The trial court's strong statement supporting the integrity of the agreement is confirmed not only by the fact that plaintiff had the benefit of competent counsel throughout the proceedings but also by the further circumstance that she is a well-educated woman, knowledgeable in the field of investments, and has had considerable business experience. On the basis of the record, we are not warranted in disturbing the determination of the trial court.

On the record before us, we are persuaded that plaintiff's contention that the agreement violates securities laws lacks relevance. While plaintiff's brief contains an interesting discussion on the general subject of Security Exchange Commission regulations and Minnesota statutes and regulations relating to stock distributions, we fail to see how they have a bearing on the issue of whether plaintiff entered into a valid contract for settlement of her alleged claim against defendants. At any rate, it is not necessary for us to speculate upon the possible consequences of alternative methods of transfer and repurchase of stock.

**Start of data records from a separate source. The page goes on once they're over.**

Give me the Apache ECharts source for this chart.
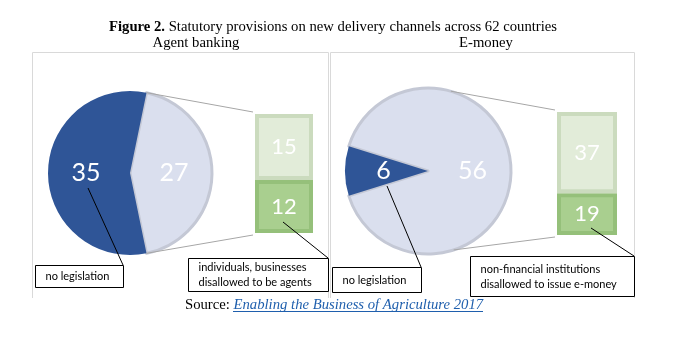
<!DOCTYPE html>
<html><head><meta charset="utf-8">
<script src="https://cdn.jsdelivr.net/npm/echarts@6/dist/echarts.min.js"></script>
<style>html,body{margin:0;padding:0;background:#fff}#c{width:681px;height:348px}</style>
</head><body><div id="c"></div>
<script>
// ---- data ----
const panelTitles = ['Agent banking', 'E-money'];
const pieCategories = ['provisions', 'no legislation'];
const agentPie = [27, 35];
const emoneyPie = [56, 6];
const barCategories = ['other', 'disallowed'];
const agentBar = [15, 12];   // top block, bottom block
const emoneyBar = [37, 19];
const noteTexts = ['no legislation', 'individuals, businesses\ndisallowed to be agents',
                   'no legislation', 'non-financial institutions\ndisallowed to issue e-money'];

// ---- layout ----
const F = 'Liberation Serif';
const S = 'Lato, "Open Sans", sans-serif';
const DARK = '#2f5597', LIGHT = '#dadfee', LIGHTB = '#c4c8d5';
const G1 = '#e2ecd9', G1B = '#cbdbbe', G2 = '#a9cf8f', G2B = '#95c07a';
const pies = [
  {c: [130, 173], r: 82, data: agentPie, conn: null},
  {c: [428, 171], r: 83, data: emoneyPie, conn: [74, -72]}
];
const grids = [
  {left: 255, top: 114, width: 58, height: 119},
  {left: 557, top: 112, width: 60, height: 123}
];

const chart = echarts.init(document.getElementById('c'), null, {renderer: 'canvas'});

function pieSeries(p) {
  const sum = p.data[0] + p.data[1];
  const start = p.data[0] / sum * 180;
  return {
    type: 'pie', center: p.c, radius: p.r, startAngle: start, clockwise: true,
    silent: true, animation: false,
    label: {show: true, position: 'inside', color: '#fff', fontSize: 25, fontFamily: S, formatter: '{c}'},
    labelLine: {show: false},
    data: [
      {name: pieCategories[0], value: p.data[0], itemStyle: {color: LIGHT, borderColor: LIGHTB, borderWidth: 3}},
      {name: pieCategories[1], value: p.data[1], itemStyle: {color: DARK, borderWidth: 0}}
    ]
  };
}
function barSeries(vals, gi) {
  const lab = {show: true, position: 'inside', color: '#fff', fontSize: 22, fontFamily: S};
  return [
    {type: 'bar', name: barCategories[1], xAxisIndex: gi, yAxisIndex: gi, stack: 's' + gi, barWidth: '100%',
     data: [vals[1]], label: lab, silent: true, itemStyle: {color: G2, borderColor: G2B, borderWidth: 4}},
    {type: 'bar', name: barCategories[0], xAxisIndex: gi, yAxisIndex: gi, stack: 's' + gi, barWidth: '100%',
     data: [vals[0]], label: lab, silent: true, itemStyle: {color: G1, borderColor: G1B, borderWidth: 4}}
  ];
}

const graphics = [];
function line(x1, y1, x2, y2, color, w, z) {
  graphics.push({type: 'line', shape: {x1, y1, x2, y2}, style: {stroke: color, lineWidth: w || 1}, z: z || 5, silent: true});
}
// panels (no bottom edge visible)
graphics.push({type: 'polyline', shape: {points: [[32.5, 298], [32.5, 52.5], [328.5, 52.5], [328.5, 298]]}, style: {fill: null, stroke: '#d9d9d9', lineWidth: 1}, z: 0});
graphics.push({type: 'polyline', shape: {points: [[330.5, 298], [330.5, 52.5], [634.5, 52.5], [634.5, 298]]}, style: {fill: null, stroke: '#d9d9d9', lineWidth: 1}, z: 0});

// connector lines pie -> bar
pies.forEach((p, i) => {
  const sum = p.data[0] + p.data[1];
  const a = p.conn || [p.data[0] / sum * 180, -p.data[0] / sum * 180];
  const g = grids[i];
  const tx = p.c[0] + p.r * Math.cos(a[0] * Math.PI / 180), ty = p.c[1] - p.r * Math.sin(a[0] * Math.PI / 180);
  const bx = p.c[0] + p.r * Math.cos(a[1] * Math.PI / 180), by = p.c[1] - p.r * Math.sin(a[1] * Math.PI / 180);
  line(tx, ty, g.left - 2, g.top - 2, '#a6a6a6', 1, 0);
  line(bx, by, g.left - 2, g.top + g.height + 2, '#a6a6a6', 1, 0);
});

// annotation boxes
const boxes = [
  {x: 35.5, y: 265.5, w: 88, h: 22, from: [88, 188], to: [123, 265]},
  {x: 188.5, y: 258.5, w: 140, h: 33, from: [283, 222], to: [328, 258]},
  {x: 332.5, y: 267.5, w: 89, h: 25, from: [387, 186], to: [421, 267]},
  {x: 470.5, y: 256.5, w: 164, h: 40, from: [591, 228], to: [634, 256]}
];
boxes.forEach((b, i) => {
  graphics.push({type: 'rect', shape: {x: b.x, y: b.y, width: b.w, height: b.h}, style: {fill: '#fff', stroke: '#000', lineWidth: 1}, z: 20});
  graphics.push({type: 'text', x: b.x + 10, y: b.y + b.h / 2, z: 21,
    style: {text: noteTexts[i], font: '11px ' + S, fill: '#000', verticalAlign: 'middle', lineHeight: 15}});
  line(b.from[0], b.from[1], b.to[0], b.to[1], '#000', 1, 22);
});

// titles
graphics.push({type: 'text', x: 333, y: 27, z: 30, style: {
  text: '{b|Figure 2.}{n| Statutory provisions on new delivery channels across 62 countries}',
  align: 'center', verticalAlign: 'middle',
  rich: {b: {font: 'bold 14.7px ' + F, fill: '#000'}, n: {font: '14.7px ' + F, fill: '#000'}}}});
graphics.push({type: 'text', x: 196, y: 43, z: 30, style: {text: panelTitles[0], font: '14.7px ' + F, fill: '#000', align: 'center', verticalAlign: 'middle'}});
graphics.push({type: 'text', x: 486, y: 43, z: 30, style: {text: panelTitles[1], font: '14.7px ' + F, fill: '#000', align: 'center', verticalAlign: 'middle'}});
graphics.push({type: 'text', x: 185, y: 305, z: 30, style: {
  text: '{n|Source: }{l|Enabling the Business of Agriculture 2017}', verticalAlign: 'middle',
  rich: {n: {font: '14.7px ' + F, fill: '#000'}, l: {font: 'italic 14.7px ' + F, fill: '#1f5fad'}}}});
line(233, 311.5, 483, 311.5, '#1f5fad', 1, 30);

chart.setOption({
  animation: false,
  grid: grids.map(g => Object.assign({containLabel: false}, g)),
  xAxis: grids.map((g, i) => ({type: 'category', gridIndex: i, data: ['x'], show: false})),
  yAxis: [
    {type: 'value', gridIndex: 0, min: 0, max: agentBar[0] + agentBar[1], show: false},
    {type: 'value', gridIndex: 1, min: 0, max: emoneyBar[0] + emoneyBar[1], show: false}
  ],
  series: [pieSeries(pies[0]), pieSeries(pies[1])].concat(barSeries(agentBar, 0), barSeries(emoneyBar, 1)),
  graphic: graphics
});
</script></body></html>
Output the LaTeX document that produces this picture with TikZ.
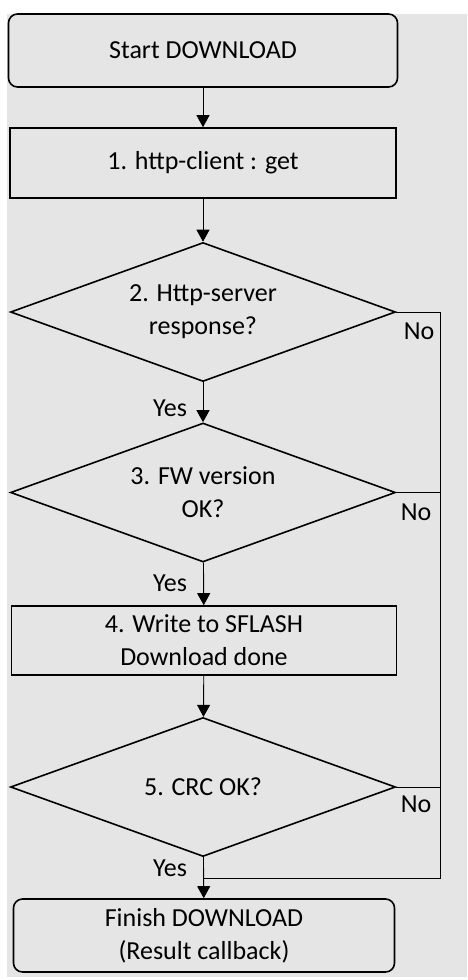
\documentclass[tikz,border=0pt]{standalone}
\usepackage{fontspec}
\setmainfont{Carlito}
\usepackage{tikz}
\usetikzlibrary{shapes.geometric,arrows.meta}
\tikzset{
	term/.style 2 args={draw,rounded corners=9pt,line width=1.6pt,minimum width=#1,minimum height=#2,inner sep=0pt,align=center},
	proc/.style 2 args={draw,line width=1.6pt,minimum width=#1,minimum height=#2,inner sep=0pt,align=center},
	decide/.style={draw,diamond,aspect=2.77,line width=1.6pt,minimum width=385pt,minimum height=139pt,inner sep=0pt,align=center},
	conn/.style={line width=0.9pt,-{Triangle[length=12pt,width=13pt]}},
	plain/.style={line width=0.9pt},
	lab/.style={inner sep=0pt}
}

\begin{document}
\begin{tikzpicture}[x=1pt,y=-1pt,font=\fontsize{26}{33}\selectfont]
					\useasboundingbox (0,0) rectangle (467,980);
					\fill[gray!20] (7,14) rectangle (467,977);

					\node [term={389pt}{73pt}] (start) at (203,50.5) {Start DOWNLOAD};
					\node [proc={386pt}{70pt}] (get) at (203,163) {1. http-client : get};
					\node [decide] (resp) at (203,312) {2. Http-server\\response?};
					\node [decide] (fw) at (203,492.5) {3. FW version\\OK?};
					\node [proc={385pt}{69pt}] (write) at (204,640.5) {4. Write to SFLASH\\Download done};
					\node [decide] (crc) at (203,787) {5. CRC OK?};
					\node [term={381pt}{73pt}] (finish) at (204,935.5) {Finish DOWNLOAD\\(Result callback)};

					\coordinate (rbot) at (440,878);
					\coordinate (join) at (204,878);

					\draw[conn] (start) -- (get);
					\draw[conn] (get) -- (resp);
					\draw[conn] (resp) -- (fw);
					\draw[conn] (fw) -- (write);
					\draw[conn] (write) -- (crc);
					\draw[conn] (crc) -- (finish);

					\draw[plain] (resp.east) -| (rbot) -- (join);
					\draw[plain] (fw.east) -- (fw.east -| rbot);
					\draw[plain] (crc.east) -- (crc.east -| rbot);

					\node [lab] (no1) at (419,331) {No};
					\node [lab] (no2) at (416,512) {No};
					\node [lab] (no3) at (416,804) {No};
					\node [lab] (yes1) at (170,408) {Yes};
					\node [lab] (yes2) at (170,583) {Yes};
					\node [lab] (yes3) at (170,868) {Yes};
				\end{tikzpicture}
\end{document}
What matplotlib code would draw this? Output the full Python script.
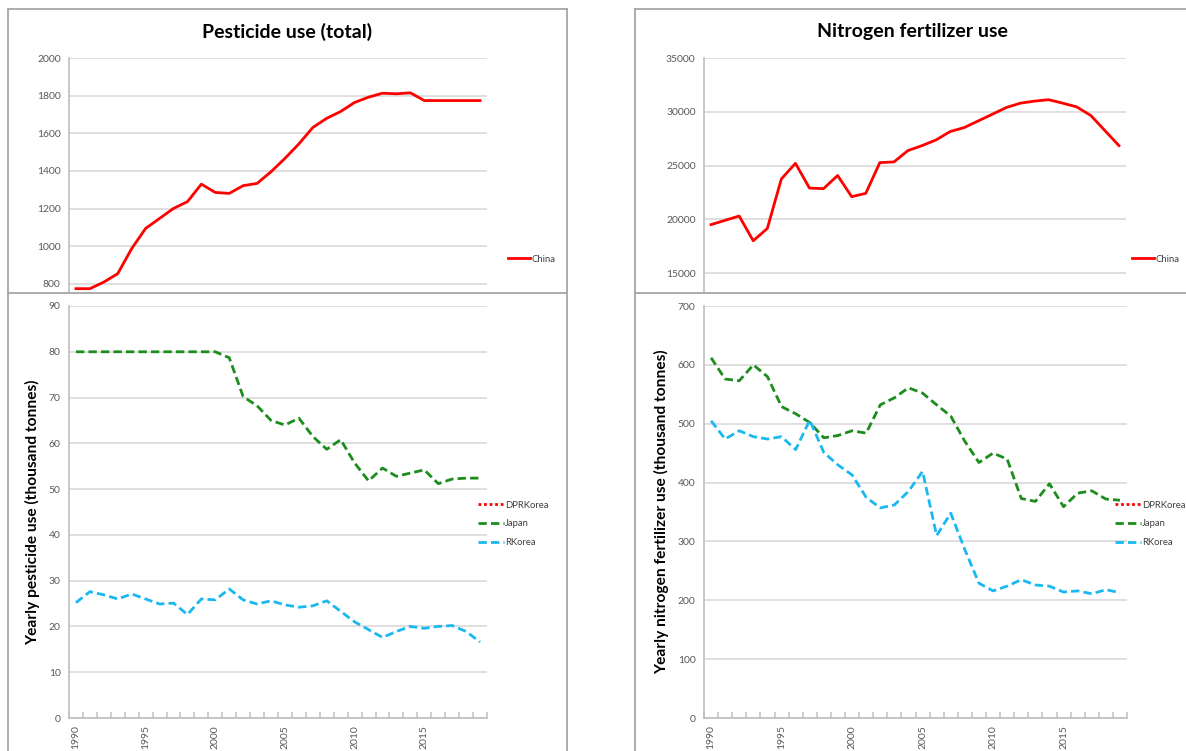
import numpy as np
import matplotlib.pyplot as plt
from matplotlib.lines import Line2D

plt.rcParams["font.family"] = ["Lato", "DejaVu Sans"]

# ── data ─────────────────────────────────────────────
years = list(range(1990, 2020))

china_pest = [775, 775, 810, 855, 988, 1095, 1148, 1201, 1237, 1330,
              1286, 1281, 1322, 1334, 1396, 1467, 1544, 1631, 1680, 1716,
              1764, 1792, 1813, 1810, 1815, 1774, 1774, 1774, 1774, 1774]

japan_pest = [80, 80, 80, 80, 80, 80, 80, 80, 80, 80,
              80, 78.7, 70.2, 68.2, 65.0, 64.0, 65.5, 61.5, 58.7, 60.8,
              55.7, 51.8, 54.6, 52.8, 53.5, 54.2, 51.2, 52.2, 52.4, 52.4]

rkorea_pest = [25.2, 27.6, 26.9, 26.0, 27.1, 26.0, 24.9, 25.1, 22.6, 26.0,
               25.8, 28.2, 25.8, 24.9, 25.6, 24.7, 24.2, 24.5, 25.6, 23.3,
               21.0, 19.3, 17.6, 18.9, 20.0, 19.6, 20.0, 20.2, 18.9, 16.6]

dprk_pest = []  # no values plotted

china_n = [19500, 19900, 20300, 18000, 19140, 23750, 25200, 22900, 22850, 24070,
           22100, 22410, 25270, 25330, 26390, 26850, 27380, 28160, 28530, 29150,
           29770, 30400, 30800, 30990, 31120, 30800, 30450, 29650, 28250, 26850]

japan_n = [612, 576, 573, 600, 580, 529, 517, 502, 476, 480,
           488, 484, 532, 544, 561, 552, 532, 513, 470, 434,
           450, 440, 373, 368, 398, 359, 382, 386, 372, 370]

rkorea_n = [505, 474, 488, 478, 474, 478, 456, 506, 451, 430,
            413, 375, 357, 362, 385, 419, 310, 348, 286, 229,
            216, 224, 235, 226, 224, 214, 216, 211, 218, 213]

dprk_n = []  # no values plotted

# ── styles ───────────────────────────────────────────
RED = "#ff0000"
GREEN = "#1c8c1c"
BLUE = "#1ab8f0"
GRID = "#d9d9d9"
SPINE = "#bfbfbf"
TXT = "#595959"
BOX = "#a6a6a6"

W, H = 1186, 751
fig = plt.figure(figsize=(W / 100, H / 100), dpi=100)


def rect(l, r, t, b):
    return [l / W, 1 - b / H, (r - l) / W, (b - t) / H]


x = np.arange(len(years))


def style_axes(ax, yticks, bottom_axis):
    ax.set_xlim(-0.5, len(years) - 0.5)
    ax.set_yticks(yticks)
    ax.yaxis.grid(True, color=GRID, linewidth=1.2)
    ax.set_axisbelow(True)
    for s in ["top", "right"]:
        ax.spines[s].set_visible(False)
    ax.spines["left"].set_color(SPINE)
    ax.spines["left"].set_linewidth(1.2)
    ax.tick_params(axis="y", length=0, labelsize=7.5, labelcolor=TXT, pad=6)
    if bottom_axis:
        ax.spines["bottom"].set_color(SPINE)
        ax.spines["bottom"].set_linewidth(1.2)
        lab = [i for i, yr in enumerate(years) if yr % 5 == 0]
        ax.set_xticks(lab)
        ax.set_xticklabels([str(years[i]) for i in lab], rotation=90)
        ax.set_xticks(np.arange(-0.5, len(years)), minor=True)
        ax.tick_params(axis="x", which="major", length=0, labelsize=7.5,
                       labelcolor=TXT, pad=5)
        ax.tick_params(axis="x", which="minor", direction="in", length=4,
                       color=SPINE, width=1.1)
    else:
        ax.spines["bottom"].set_visible(False)
        ax.set_xticks([])


leg_kw = dict(bbox_transform=fig.transFigure, frameon=False, fontsize=6.8,
              labelcolor="#404040", handletextpad=0.1, loc="center left")

# ── top left: China pesticide ───────────────────────
ax1 = fig.add_axes(rect(69, 487, 58, 293))
ax1.plot(x, china_pest, color=RED, lw=2.0)
ax1.set_ylim(752, 2000)
style_axes(ax1, range(800, 2001, 200), False)
ax1.legend(["China"], bbox_to_anchor=(499 / W, 1 - 259 / H), handlelength=2.4, **leg_kw)

# ── top right: China nitrogen ───────────────────────
ax2 = fig.add_axes(rect(704, 1126, 58, 293))
ax2.plot(x, china_n, color=RED, lw=2.0)
ax2.set_ylim(13140, 35000)
style_axes(ax2, range(15000, 35001, 5000), False)
ax2.legend(["China"], bbox_to_anchor=(1123 / W, 1 - 259 / H), handlelength=2.4, **leg_kw)


def bottom_panel(ax, dprk, japan, rkorea, ylim, yticks, ylabel, leg_x):
    ax.plot(x[:len(dprk)], dprk, color=RED, lw=2.0, ls=(0, (1, 1)), label="DPRKorea")
    ax.plot(x, japan, color=GREEN, lw=2.0, ls=(0, (3, 1.5)), label="Japan")
    ax.plot(x, rkorea, color=BLUE, lw=2.0, ls=(0, (3, 1.5)), label="RKorea")
    ax.set_ylim(*ylim)
    style_axes(ax, yticks, True)
    ax.set_ylabel(ylabel, fontsize=11.2, fontweight="bold", color="black", labelpad=6)
    ax.legend(bbox_to_anchor=(leg_x / W, 1 - 524 / H), handlelength=2.8,
              labelspacing=1.05, **leg_kw)


ax3 = fig.add_axes(rect(69, 487, 306, 718))
bottom_panel(ax3, dprk_pest, japan_pest, rkorea_pest, (0, 90), range(0, 91, 10),
             "Yearly pesticide use (thousand tonnes)", 469)

ax4 = fig.add_axes(rect(704, 1127, 306, 718))
bottom_panel(ax4, dprk_n, japan_n, rkorea_n, (0, 700), range(0, 701, 100),
             "Yearly nitrogen fertilizer use (thousand tonnes)", 1106)

# ── titles ───────────────────────────────────────────
fig.text(287 / W, 1 - 32 / H, "Pesticide use (total)", ha="center", va="center",
         fontsize=14, fontweight="bold")
fig.text(912 / W, 1 - 32 / H, "Nitrogen fertilizer use", ha="center", va="center",
         fontsize=14, fontweight="bold")


# ── chart frames ─────────────────────────────────────
def frame(l, r, t, b):
    kw = dict(color=BOX, lw=1.3, transform=fig.transFigure, clip_on=False)
    fig.add_artist(Line2D([l / W, r / W], [1 - t / H] * 2, **kw))
    fig.add_artist(Line2D([l / W] * 2, [1 - t / H, 1 - b / H], **kw))
    fig.add_artist(Line2D([r / W] * 2, [1 - t / H, 1 - b / H], **kw))


frame(8, 567, 9, 760)
frame(635, 1200, 9, 760)
sep = dict(color=BOX, lw=1.3, transform=fig.transFigure)
fig.add_artist(Line2D([8 / W, 567 / W], [1 - 293 / H] * 2, **sep))
fig.add_artist(Line2D([635 / W, 1.0], [1 - 293 / H] * 2, **sep))

fig.savefig("out.png", dpi=100)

This issue may be resolved in favor of defendants by noting that it was not called to the attention of the trial court and is raised here for the first time.



[1] The significance of these conditions is not spelled out in the record, but we gather that they were intended to insure that the transfer was not to be made contrary to provisions of the Securities Act of 1933. It seemed necessary to identify the transaction as one involving a private placement of stock, exempt from registration under Federal law, rather than a public offering.